The Church of St. Peter and St. Paul was built around 1450 and was "restored in 1858, 1881 and a spire was added by Alfred Waterhouse in 1896". The village has had a shop since the 1600s. According to the Estate, the Iliffe's took over the operation in 2014 and "Edward Iliffe, son of Lord Iliffe, was appointed Postmaster". William Burham, a saddle and harness maker had a shop in the village from 1901 until his death in the early 1960s. A collection of his leather working tools is in the Museum of English Rural Life.

==Amenities==
Yattendon has a shop, post office, garage, pub/hotel, hairdressers, blacksmith, primary school, Montessori school, tennis courts and brewery as well as houses and cottages rented to tenants. Yattendon has 31 Grade II Listed buildings, as well as the Church of St. Peter and St. Paul which is Grade I.

==Notable people==

Notable residents of Yattendon include:
- Henry Charles Beeching (1859 – 1919); clergyman, writer and poet; Rector of Yattendon 1885-1900
- Robert Bridges, who later became Poet Laureate, lived at Yattendon until 1882, where he compiled the Yattendon Hymnal.

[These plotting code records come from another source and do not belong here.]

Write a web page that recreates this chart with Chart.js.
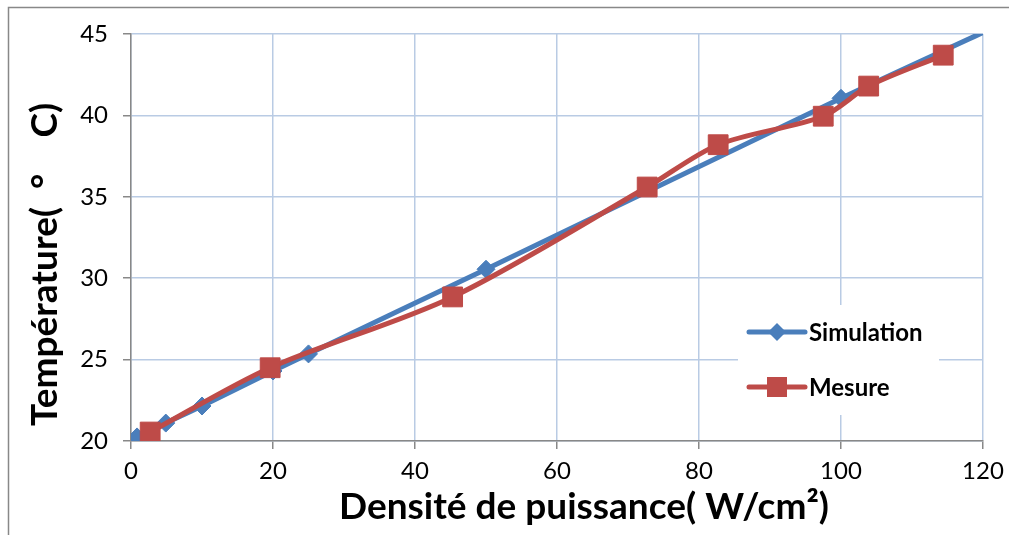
<!DOCTYPE html>
<html>
<head>
<meta charset="utf-8">
<script src="https://cdn.jsdelivr.net/npm/chart.js@4"></script>
<style>
  html, body { margin: 0; padding: 0; background: #fff; }
  #wrap { width: 1009px; height: 535px; position: relative; }
</style>
</head>
<body>
<div id="wrap"><canvas id="chart" width="1009" height="535"></canvas></div>
<script>
// data
const simX = [0.85, 4.9, 10, 20, 25, 50, 100, 120];
const simY = [20.25, 21.1, 22.15, 24.3, 25.35, 30.55, 41.05, 45.1];
const mesX = [2.7, 19.6, 45.3, 72.7, 82.7, 97.5, 103.9, 114.4];
const mesY = [20.55, 24.5, 28.85, 35.6, 38.2, 39.95, 41.8, 43.7];

const xTicks = [0, 20, 40, 60, 80, 100, 120];
const yTicks = [20, 25, 30, 35, 40, 45];

const BLUE = "#4a7ebb";
const RED = "#be4b48";
const GRID = "#b9cbe4";
const AXIS = "#888888";
const FONT = "Lato, 'Open Sans', sans-serif";

const toPts = (xs, ys) => xs.map((x, i) => ({ x, y: ys[i] }));

// outer frame (like the Excel chart border, cut off on the right/bottom)
const framePlugin = {
  id: "frame",
  beforeDraw(chart) {
    const ctx = chart.ctx;
    ctx.save();
    ctx.strokeStyle = AXIS;
    ctx.lineWidth = 1.5;
    ctx.strokeRect(8.5, 7.5, 1200, 700);
    ctx.restore();
  },
};

// legend box inside the plot, white background over the grid
const legendPlugin = {
  id: "boxLegend",
  afterDatasetsDraw(chart) {
    const ctx = chart.ctx;
    const a = chart.chartArea;
    const left = a.right - 245, top = a.top + 271;
    ctx.save();
    ctx.fillStyle = "#fff";
    ctx.fillRect(left, top, 201, 110);
    chart.data.datasets.forEach((ds, i) => {
      const y = top + 27 + i * 55;
      const x0 = left + 11, x1 = left + 67;
      ctx.strokeStyle = ds.borderColor;
      ctx.lineWidth = 5;
      ctx.lineCap = "round";
      ctx.beginPath();
      ctx.moveTo(x0, y);
      ctx.lineTo(x1, y);
      ctx.stroke();
      ctx.fillStyle = ds.borderColor;
      const cx = (x0 + x1) / 2;
      if (ds.pointStyle === "rectRot") {
        ctx.beginPath();
        ctx.moveTo(cx - 9, y);
        ctx.lineTo(cx, y - 9);
        ctx.lineTo(cx + 9, y);
        ctx.lineTo(cx, y + 9);
        ctx.closePath();
        ctx.fill();
      } else {
        ctx.fillRect(cx - 10, y - 10, 20, 20);
      }
      ctx.fillStyle = "#000";
      ctx.font = "bold 24px " + FONT;
      ctx.textBaseline = "middle";
      ctx.textAlign = "left";
      ctx.fillText(ds.label, x1 + 4, y + 1);
    });
    ctx.restore();
  },
};

new Chart(document.getElementById("chart"), {
  type: "scatter",
  data: {
    datasets: [
      {
        label: "Simulation",
        data: toPts(simX, simY),
        showLine: true,
        borderColor: BLUE,
        backgroundColor: BLUE,
        borderWidth: 5,
        tension: 0.3,
        pointStyle: "rectRot",
        pointRadius: (c) => (c.dataIndex === simX.length - 1 ? 0 : 9),
        pointBorderWidth: 1,
        order: 1,
      },
      {
        label: "Mesure",
        data: toPts(mesX, mesY),
        showLine: true,
        borderColor: RED,
        backgroundColor: RED,
        borderWidth: 5,
        tension: 0.3,
        pointStyle: "rect",
        pointRadius: 14,
        pointBorderWidth: 1,
        order: 0,
      },
    ],
  },
  options: {
    responsive: false,
    devicePixelRatio: 1,
    animation: false,
    layout: { padding: { left: 0, right: 26, top: 34, bottom: 0 } },
    plugins: {
      legend: { display: false },
      tooltip: { enabled: false },
    },
    scales: {
      x: {
        type: "linear",
        min: 0,
        max: 120,
        afterFit: (s) => { s.height = 94; s.paddingLeft = 0; s.paddingRight = 0; },
        afterBuildTicks: (s) => { s.ticks = xTicks.map((v) => ({ value: v })); },
        grid: { color: GRID, lineWidth: 1.5, tickColor: AXIS, tickLength: 8 },
        border: { color: AXIS, width: 1.5 },
        ticks: { color: "#000", font: { family: FONT, size: 24 }, padding: 8, maxRotation: 0 },
        title: {
          display: true,
          text: "      Densité de puissance( W/cm²)",
          color: "#000",
          font: { family: FONT, size: 37, weight: "bold" },
          padding: { top: 0, bottom: 6 },
        },
      },
      y: {
        type: "linear",
        min: 20,
        max: 45,
        afterFit: (s) => { s.width = 131; s.paddingTop = 0; s.paddingBottom = 0; },
        afterBuildTicks: (s) => { s.ticks = yTicks.map((v) => ({ value: v })); },
        grid: { color: GRID, lineWidth: 1.5, tickColor: AXIS, tickLength: 8 },
        border: { color: AXIS, width: 1.5 },
        ticks: { color: "#000", font: { family: FONT, size: 24 }, padding: 15 },
        title: {
          display: true,
          text: "Température(  °    C)      ",
          color: "#000",
          font: { family: FONT, size: 37, weight: "bold" },
          padding: { top: 23, bottom: 0 },
        },
      },
    },
  },
  plugins: [framePlugin, legendPlugin],
});
</script>
</body>
</html>
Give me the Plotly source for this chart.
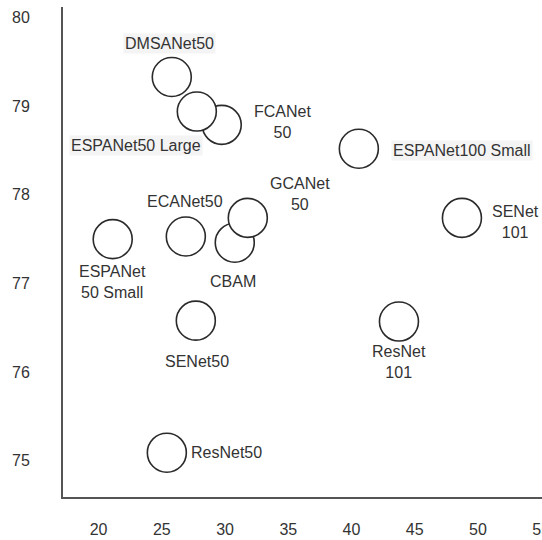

- Thomas Carte, noted English historian, once held the rectory and was buried in the church.
- General Sir Miles Dempsey, British Army officer who fought in World War I and World War II.

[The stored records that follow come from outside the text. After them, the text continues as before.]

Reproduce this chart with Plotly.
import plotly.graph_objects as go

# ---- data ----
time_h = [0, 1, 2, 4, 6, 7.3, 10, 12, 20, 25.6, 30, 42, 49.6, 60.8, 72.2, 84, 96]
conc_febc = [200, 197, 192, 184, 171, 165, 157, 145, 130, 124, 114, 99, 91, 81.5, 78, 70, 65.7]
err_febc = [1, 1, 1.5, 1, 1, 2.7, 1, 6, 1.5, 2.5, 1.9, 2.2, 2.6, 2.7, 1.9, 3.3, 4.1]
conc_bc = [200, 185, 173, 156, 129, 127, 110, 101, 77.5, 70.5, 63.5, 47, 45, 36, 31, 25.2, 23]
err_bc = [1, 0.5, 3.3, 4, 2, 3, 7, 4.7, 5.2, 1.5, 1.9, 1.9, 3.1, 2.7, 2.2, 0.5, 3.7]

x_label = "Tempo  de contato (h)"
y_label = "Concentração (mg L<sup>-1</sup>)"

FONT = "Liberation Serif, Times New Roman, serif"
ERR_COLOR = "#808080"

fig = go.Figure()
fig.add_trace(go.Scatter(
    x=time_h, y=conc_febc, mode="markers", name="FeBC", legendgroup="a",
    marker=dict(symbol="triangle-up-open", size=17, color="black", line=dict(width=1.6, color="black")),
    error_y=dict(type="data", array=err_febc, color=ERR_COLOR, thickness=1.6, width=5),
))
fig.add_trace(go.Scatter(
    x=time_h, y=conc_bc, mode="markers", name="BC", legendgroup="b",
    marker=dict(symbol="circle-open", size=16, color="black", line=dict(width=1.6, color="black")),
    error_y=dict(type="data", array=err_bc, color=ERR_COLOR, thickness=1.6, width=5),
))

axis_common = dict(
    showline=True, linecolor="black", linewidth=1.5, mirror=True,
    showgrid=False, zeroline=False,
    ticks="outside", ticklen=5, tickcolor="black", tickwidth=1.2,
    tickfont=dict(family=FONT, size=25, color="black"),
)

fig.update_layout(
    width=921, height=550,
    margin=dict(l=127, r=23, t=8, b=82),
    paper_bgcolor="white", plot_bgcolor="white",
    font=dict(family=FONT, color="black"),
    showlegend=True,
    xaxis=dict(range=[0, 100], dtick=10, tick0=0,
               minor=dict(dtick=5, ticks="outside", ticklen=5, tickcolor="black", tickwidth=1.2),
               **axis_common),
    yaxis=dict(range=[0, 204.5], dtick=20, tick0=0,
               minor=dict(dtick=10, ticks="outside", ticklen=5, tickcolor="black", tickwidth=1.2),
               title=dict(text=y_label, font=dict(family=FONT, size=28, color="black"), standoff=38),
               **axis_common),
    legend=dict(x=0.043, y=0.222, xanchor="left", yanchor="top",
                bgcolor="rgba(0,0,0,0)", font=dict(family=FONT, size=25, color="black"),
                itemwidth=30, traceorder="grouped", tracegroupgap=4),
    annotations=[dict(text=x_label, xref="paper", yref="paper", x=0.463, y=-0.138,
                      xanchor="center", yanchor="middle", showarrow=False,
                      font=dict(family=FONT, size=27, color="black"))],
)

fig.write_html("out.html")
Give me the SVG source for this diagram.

- Edward Iliffe, 1st Baron Iliffe, the newspaper magnate who lived at Yattendon Court. From 1925 to 1940, he amalgamated several small farming estates and formed the Yattendon Estate in 1955.
- Ruth Mott, cook and TV presenter, was born in the village. She was a technical advisor on the 2001 Robert Altman film Gosford Park.

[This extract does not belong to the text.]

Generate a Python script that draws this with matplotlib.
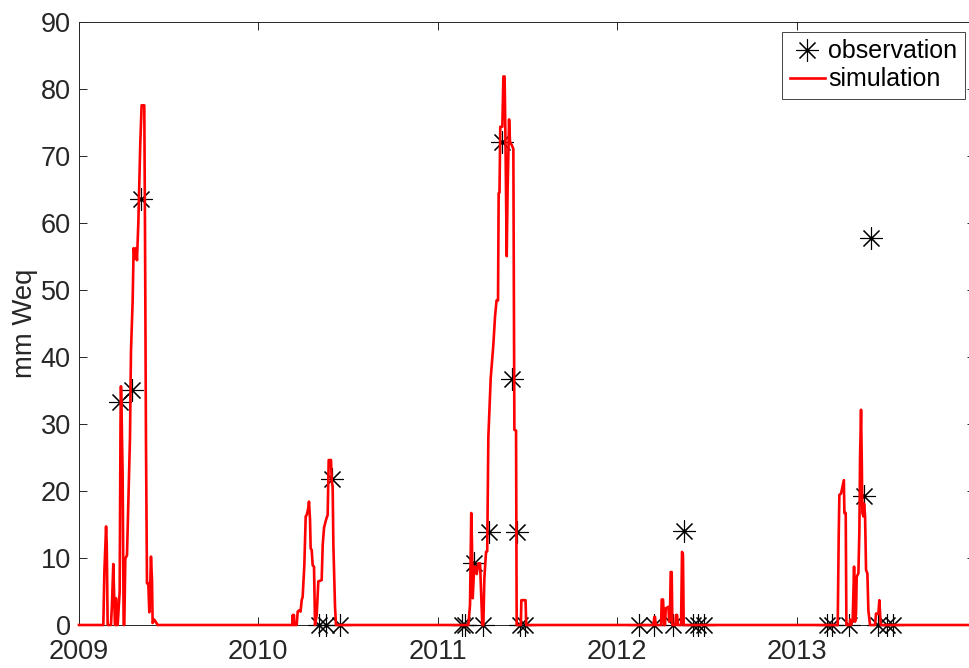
import numpy as np
import matplotlib
matplotlib.use('Agg')
import matplotlib.pyplot as plt
import matplotlib.dates as mdates

plt.rcParams['font.family'] = ['Liberation Sans', 'DejaVu Sans']

# days counted from 2009-01-01
start = np.datetime64('2009-01-01')
end_day = 1825

# observations (date offset in days, mm Weq)
obs_day = [84.1, 107.2, 126.2,
           489.2, 502.9, 515.7, 531.4,
           779.1, 785.8, 804.2, 823.1, 834.7, 861.8, 880.8, 891.0, 897.8, 908.0,
           1140.7, 1170.0, 1209.1, 1232.3, 1249.8, 1261.0, 1272.8,
           1522.2, 1532.4, 1568.2, 1598.1, 1611.7, 1627.2, 1645.6, 1657.8]
obs_val = [33.2, 35.0, 63.5,
           0, 0, 21.7, 0,
           0, 0, 9.2, 0, 13.8, 72.0, 36.7, 13.8, 0, 0,
           0, 0, 0, 14.0, 0, 0, 0,
           0, 0, 0, 19.2, 57.7, 0, 0, 0]

# simulation, one piece per melt season
sim09_day = [49.5, 51.6, 55.1, 56.5, 58.3, 65.1, 67.1, 69.8, 71.0, 73.2, 74.3, 75.3, 76.3,
             78.7, 82.8, 84.5, 85.4, 86.5, 87.5, 88.8, 90.9, 92.2, 94.3, 97.7, 101.1,
             103.8, 105.8, 109.2, 111.2, 114.0, 116.0, 118.0, 120.8, 122.8, 124.8, 127.5,
             132.9, 134.3, 136.3, 138.4, 141.1, 143.1, 145.0, 146.5, 148.6, 149.9, 153.3,
             156.0, 160.1]
sim09_val = [0, 7.8, 14.7, 12.0, 0, 0, 3.0, 9.1, 6.0, 0, 0, 4.0, 0,
             0, 5.0, 30.0, 35.6, 33.0, 28.0, 22.7, 0, 0, 9.9, 10.4, 20.0,
             28.0, 40.8, 48.3, 56.2, 54.6, 56.2, 54.4, 60.0, 66.0, 72.0, 77.5,
             77.5, 59.9, 28.0, 6.2, 6.2, 1.9, 6.0, 10.2, 6.7, 0.3, 0.8,
             0.5, 0]

sim10_day = [434.3, 435.3, 436.3, 437.4, 438.4, 443.1, 445.2, 448.6, 451.0, 453.3, 455.3,
             458.7, 461.5, 463.5, 466.9, 468.2, 470.3, 471.6, 473.7, 475.7, 478.4, 480.5,
             483.9, 487.2, 494.0, 496.1, 498.8, 502.9, 506.2, 508.3, 513.0, 514.4, 516.4,
             517.8, 521.2, 523.2]
sim10_val = [0, 1.5, 0, 1.5, 0, 0, 2.0, 2.2, 2.0, 3.7, 4.2,
             8.9, 16.2, 16.4, 17.5, 18.4, 15.7, 11.4, 11.2, 8.9, 8.7, 0,
             1.5, 6.5, 6.7, 11.9, 14.5, 15.7, 16.4, 24.6, 24.6, 21.5, 20.6,
             12.0, 2.7, 0]

sim11_day = [792.6, 796.0, 798.5, 800.0, 801.5, 804.5, 806.5, 809.6, 813.0, 816.4, 818.5,
             821.0, 823.1, 825.2, 828.6, 831.0, 833.3, 838.1, 843.5, 846.9, 850.0, 853.0,
             854.3, 856.0, 857.6, 861.8, 863.9, 866.4, 868.0, 870.7, 872.5, 875.5, 877.4,
             880.8, 884.2, 886.3, 889.7, 891.0, 899.5, 900.5, 909.0, 910.5]
sim11_val = [0, 3.0, 16.7, 12.0, 4.0, 8.7, 8.7, 7.6, 9.2, 9.2, 5.0,
             0, 0, 7.0, 10.9, 11.0, 28.0, 36.8, 41.8, 46.0, 48.4, 48.4,
             64.4, 64.5, 74.3, 74.3, 81.8, 81.8, 73.2, 55.0, 64.9, 75.4, 72.0,
             71.6, 71.0, 29.1, 29.0, 0, 0, 3.7, 3.7, 0]

sim12_day = [1169.2, 1171.3, 1172.6, 1174.0, 1185.0, 1186.2, 1189.0, 1191.0, 1193.0, 1194.5,
             1199.8, 1201.5, 1203.2, 1204.5, 1206.5, 1208.0, 1214.0, 1215.4, 1217.5, 1219.0,
             1225.6, 1227.6, 1229.5, 1231.0]
sim12_val = [0, 1.2, 1.2, 0, 0, 3.8, 3.8, 0, 0, 2.5,
             2.7, 0.5, 2.2, 7.9, 7.9, 0, 0, 1.5, 1.5, 0,
             0, 10.9, 10.5, 0]

sim13_day = [1544.5, 1546.6, 1547.9, 1551.3, 1554.7, 1557.0, 1558.1, 1560.8, 1562.2, 1569.0,
             1570.0, 1571.5, 1575.0, 1577.8, 1579.8, 1581.8, 1583.2, 1586.6, 1588.6, 1590.0,
             1592.0, 1593.4, 1594.7, 1596.8, 1598.1, 1600.2, 1602.2, 1604.9, 1606.9, 1610.3,
             1620.5, 1622.5, 1627.3, 1629.3, 1632.0]
sim13_val = [0, 13.7, 19.4, 19.6, 20.8, 21.6, 16.7, 16.7, 0, 0,
             0.8, 0, 0.8, 8.7, 0.5, 1.7, 7.2, 7.7, 14.0, 25.0,
             32.1, 25.0, 16.7, 16.2, 18.1, 16.2, 8.2, 7.7, 2.2, 0,
             0, 1.7, 1.7, 3.7, 0]

sim_day = [0] + sim09_day + sim10_day + sim11_day + sim12_day + sim13_day + [end_day]
sim_val = [0] + sim09_val + sim10_val + sim11_val + sim12_val + sim13_val + [0]

t0 = mdates.date2num(start)
obs_x = t0 + np.array(obs_day)
sim_x = t0 + np.array(sim_day)

fig = plt.figure(figsize=(9.7, 6.68), dpi=100)
ax = fig.add_axes([79 / 970, 43 / 668, 896.5 / 970, 603.5 / 668])

ax.plot(obs_x, obs_val, linestyle='none', marker=(8, 2, 0), markersize=16,
        markeredgewidth=0.8, color='k', label='observation', zorder=3, clip_on=False)
ax.plot(sim_x, sim_val, color='#ff0000', linewidth=1.9, label='simulation',
        zorder=4, clip_on=False)

ax.set_xlim(t0, t0 + end_day)
ax.set_ylim(0, 90)
ax.set_yticks(np.arange(0, 91, 10))
ax.xaxis.set_major_locator(mdates.YearLocator())
ax.xaxis.set_major_formatter(mdates.DateFormatter('%Y'))

dark = '#262626'
for s in ax.spines.values():
    s.set_color(dark)
    s.set_linewidth(0.7)
ax.tick_params(direction='in', length=6, width=0.7, top=True, right=True,
               labelsize=19.5, colors=dark)
ax.tick_params(axis='x', pad=10)
ax.tick_params(axis='y', pad=6)

ax.set_ylabel('mm Weq', fontsize=19.8, color=dark)
ax.yaxis.set_label_coords(-0.046, 0.5)

leg = ax.legend(loc='upper right',
                bbox_to_anchor=((965 - 79) / 896.5, (625 - 32) / 603.5),
                fontsize=18, fancybox=False, edgecolor=dark, framealpha=1,
                borderaxespad=0, handlelength=1.4, handletextpad=0.15,
                labelspacing=0.15, borderpad=0.3)
leg.get_frame().set_linewidth(0.6)

fig.savefig('out.png', dpi=100)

- Egon Ronay the restaurant critic, lived in Yattendon until his death in 2010.
- Alfred Waterhouse, the architect of the Natural History Museum who built himself a home at Yattendon Court (not the present building).

The fortified manor house, Yattendon Castle was home of:
- Sir Henry Norreys, a Tudor courtier accused of adultery with Queen Anne Boleyn and the father of
- Henry Norris, 1st Baron Norreys, Ambassador to France and father of
- Sir John Norreys, the greatest soldier of Elizabethan England whose memorial is in the parish church.